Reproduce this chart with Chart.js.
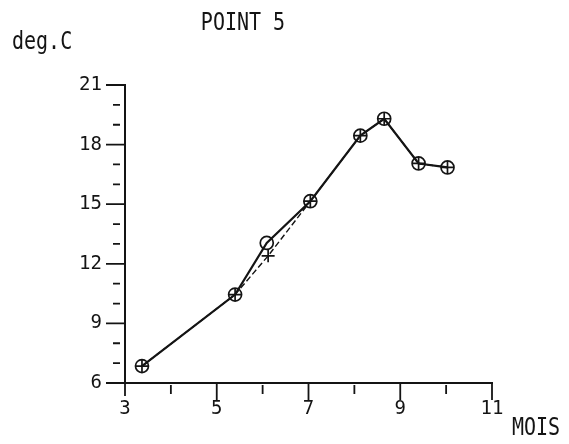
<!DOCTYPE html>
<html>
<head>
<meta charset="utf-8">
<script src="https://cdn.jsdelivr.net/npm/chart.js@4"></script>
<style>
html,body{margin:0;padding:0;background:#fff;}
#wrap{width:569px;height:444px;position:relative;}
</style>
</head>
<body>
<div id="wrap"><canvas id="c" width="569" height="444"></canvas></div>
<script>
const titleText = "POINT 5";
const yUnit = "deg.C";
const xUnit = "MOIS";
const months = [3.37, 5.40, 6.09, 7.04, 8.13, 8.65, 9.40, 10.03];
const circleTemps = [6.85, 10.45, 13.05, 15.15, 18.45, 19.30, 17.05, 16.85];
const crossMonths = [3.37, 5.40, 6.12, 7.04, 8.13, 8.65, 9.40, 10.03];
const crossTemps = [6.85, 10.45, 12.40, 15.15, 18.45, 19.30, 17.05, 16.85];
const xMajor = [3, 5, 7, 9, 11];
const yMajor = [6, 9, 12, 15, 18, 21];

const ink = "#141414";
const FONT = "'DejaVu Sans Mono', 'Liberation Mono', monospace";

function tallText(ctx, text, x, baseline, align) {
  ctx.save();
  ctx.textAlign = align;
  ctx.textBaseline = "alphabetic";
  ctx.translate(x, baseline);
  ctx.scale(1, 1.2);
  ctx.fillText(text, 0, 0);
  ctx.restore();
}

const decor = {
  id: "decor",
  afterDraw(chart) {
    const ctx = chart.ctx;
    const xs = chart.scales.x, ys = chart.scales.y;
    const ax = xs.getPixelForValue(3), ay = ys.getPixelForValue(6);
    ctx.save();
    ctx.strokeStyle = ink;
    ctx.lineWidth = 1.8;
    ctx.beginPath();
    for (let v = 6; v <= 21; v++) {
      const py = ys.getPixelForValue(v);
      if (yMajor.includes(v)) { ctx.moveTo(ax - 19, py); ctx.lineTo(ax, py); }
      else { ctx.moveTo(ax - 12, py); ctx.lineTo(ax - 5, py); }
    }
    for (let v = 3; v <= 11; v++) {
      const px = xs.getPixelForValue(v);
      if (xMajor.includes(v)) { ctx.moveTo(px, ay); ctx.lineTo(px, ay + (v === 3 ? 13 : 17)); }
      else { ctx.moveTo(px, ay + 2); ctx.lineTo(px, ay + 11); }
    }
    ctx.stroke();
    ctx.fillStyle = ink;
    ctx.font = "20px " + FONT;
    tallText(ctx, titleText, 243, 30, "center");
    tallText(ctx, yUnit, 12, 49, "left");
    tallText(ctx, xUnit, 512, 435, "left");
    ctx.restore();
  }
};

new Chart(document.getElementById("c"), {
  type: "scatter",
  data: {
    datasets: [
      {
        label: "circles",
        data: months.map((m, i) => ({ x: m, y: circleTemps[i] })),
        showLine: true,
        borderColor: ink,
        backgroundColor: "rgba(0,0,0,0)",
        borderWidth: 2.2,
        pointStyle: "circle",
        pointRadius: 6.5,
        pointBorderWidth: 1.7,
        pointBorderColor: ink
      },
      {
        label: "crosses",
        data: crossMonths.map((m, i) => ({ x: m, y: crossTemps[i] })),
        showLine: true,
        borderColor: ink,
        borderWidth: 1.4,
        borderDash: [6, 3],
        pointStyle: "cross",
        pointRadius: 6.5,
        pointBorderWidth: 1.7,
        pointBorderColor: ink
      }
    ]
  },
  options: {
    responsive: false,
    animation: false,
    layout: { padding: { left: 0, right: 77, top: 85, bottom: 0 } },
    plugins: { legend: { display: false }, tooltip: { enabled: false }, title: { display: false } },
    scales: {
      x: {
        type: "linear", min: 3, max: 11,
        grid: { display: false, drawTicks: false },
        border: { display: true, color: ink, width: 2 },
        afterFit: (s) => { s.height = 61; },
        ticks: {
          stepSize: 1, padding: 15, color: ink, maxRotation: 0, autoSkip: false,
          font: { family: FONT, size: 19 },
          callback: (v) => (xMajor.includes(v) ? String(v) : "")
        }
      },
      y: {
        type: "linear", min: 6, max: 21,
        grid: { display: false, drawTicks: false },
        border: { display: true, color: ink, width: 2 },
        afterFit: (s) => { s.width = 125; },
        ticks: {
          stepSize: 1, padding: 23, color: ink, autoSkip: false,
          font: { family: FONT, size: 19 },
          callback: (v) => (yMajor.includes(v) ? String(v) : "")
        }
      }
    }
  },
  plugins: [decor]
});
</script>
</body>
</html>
================================
> [Exercise requirements] Copy each line in full and exactly, omitting any picture.

> [Expected output]
Reproduce this chart with Chart.js.
<!DOCTYPE html>
<html>
<head>
<meta charset="utf-8">
<script src="https://cdn.jsdelivr.net/npm/chart.js@4"></script>
<style>
html,body{margin:0;padding:0;background:#fff;}
#wrap{width:569px;height:444px;position:relative;}
</style>
</head>
<body>
<div id="wrap"><canvas id="c" width="569" height="444"></canvas></div>
<script>
const titleText = "POINT 5";
const yUnit = "deg.C";
const xUnit = "MOIS";
const months = [3.37, 5.40, 6.09, 7.04, 8.13, 8.65, 9.40, 10.03];
const circleTemps = [6.85, 10.45, 13.05, 15.15, 18.45, 19.30, 17.05, 16.85];
const crossMonths = [3.37, 5.40, 6.12, 7.04, 8.13, 8.65, 9.40, 10.03];
const crossTemps = [6.85, 10.45, 12.40, 15.15, 18.45, 19.30, 17.05, 16.85];
const xMajor = [3, 5, 7, 9, 11];
const yMajor = [6, 9, 12, 15, 18, 21];

const ink = "#141414";
const FONT = "'DejaVu Sans Mono', 'Liberation Mono', monospace";

function tallText(ctx, text, x, baseline, align) {
  ctx.save();
  ctx.textAlign = align;
  ctx.textBaseline = "alphabetic";
  ctx.translate(x, baseline);
  ctx.scale(1, 1.2);
  ctx.fillText(text, 0, 0);
  ctx.restore();
}

const decor = {
  id: "decor",
  afterDraw(chart) {
    const ctx = chart.ctx;
    const xs = chart.scales.x, ys = chart.scales.y;
    const ax = xs.getPixelForValue(3), ay = ys.getPixelForValue(6);
    ctx.save();
    ctx.strokeStyle = ink;
    ctx.lineWidth = 1.8;
    ctx.beginPath();
    for (let v = 6; v <= 21; v++) {
      const py = ys.getPixelForValue(v);
      if (yMajor.includes(v)) { ctx.moveTo(ax - 19, py); ctx.lineTo(ax, py); }
      else { ctx.moveTo(ax - 12, py); ctx.lineTo(ax - 5, py); }
    }
    for (let v = 3; v <= 11; v++) {
      const px = xs.getPixelForValue(v);
      if (xMajor.includes(v)) { ctx.moveTo(px, ay); ctx.lineTo(px, ay + (v === 3 ? 13 : 17)); }
      else { ctx.moveTo(px, ay + 2); ctx.lineTo(px, ay + 11); }
    }
    ctx.stroke();
    ctx.fillStyle = ink;
    ctx.font = "20px " + FONT;
    tallText(ctx, titleText, 243, 30, "center");
    tallText(ctx, yUnit, 12, 49, "left");
    tallText(ctx, xUnit, 512, 435, "left");
    ctx.restore();
  }
};

new Chart(document.getElementById("c"), {
  type: "scatter",
  data: {
    datasets: [
      {
        label: "circles",
        data: months.map((m, i) => ({ x: m, y: circleTemps[i] })),
        showLine: true,
        borderColor: ink,
        backgroundColor: "rgba(0,0,0,0)",
        borderWidth: 2.2,
        pointStyle: "circle",
        pointRadius: 6.5,
        pointBorderWidth: 1.7,
        pointBorderColor: ink
      },
      {
        label: "crosses",
        data: crossMonths.map((m, i) => ({ x: m, y: crossTemps[i] })),
        showLine: true,
        borderColor: ink,
        borderWidth: 1.4,
        borderDash: [6, 3],
        pointStyle: "cross",
        pointRadius: 6.5,
        pointBorderWidth: 1.7,
        pointBorderColor: ink
      }
    ]
  },
  options: {
    responsive: false,
    animation: false,
    layout: { padding: { left: 0, right: 77, top: 85, bottom: 0 } },
    plugins: { legend: { display: false }, tooltip: { enabled: false }, title: { display: false } },
    scales: {
      x: {
        type: "linear", min: 3, max: 11,
        grid: { display: false, drawTicks: false },
        border: { display: true, color: ink, width: 2 },
        afterFit: (s) => { s.height = 61; },
        ticks: {
          stepSize: 1, padding: 15, color: ink, maxRotation: 0, autoSkip: false,
          font: { family: FONT, size: 19 },
          callback: (v) => (xMajor.includes(v) ? String(v) : "")
        }
      },
      y: {
        type: "linear", min: 6, max: 21,
        grid: { display: false, drawTicks: false },
        border: { display: true, color: ink, width: 2 },
        afterFit: (s) => { s.width = 125; },
        ticks: {
          stepSize: 1, padding: 23, color: ink, autoSkip: false,
          font: { family: FONT, size: 19 },
          callback: (v) => (yMajor.includes(v) ? String(v) : "")
        }
      }
    }
  },
  plugins: [decor]
});
</script>
</body>
</html>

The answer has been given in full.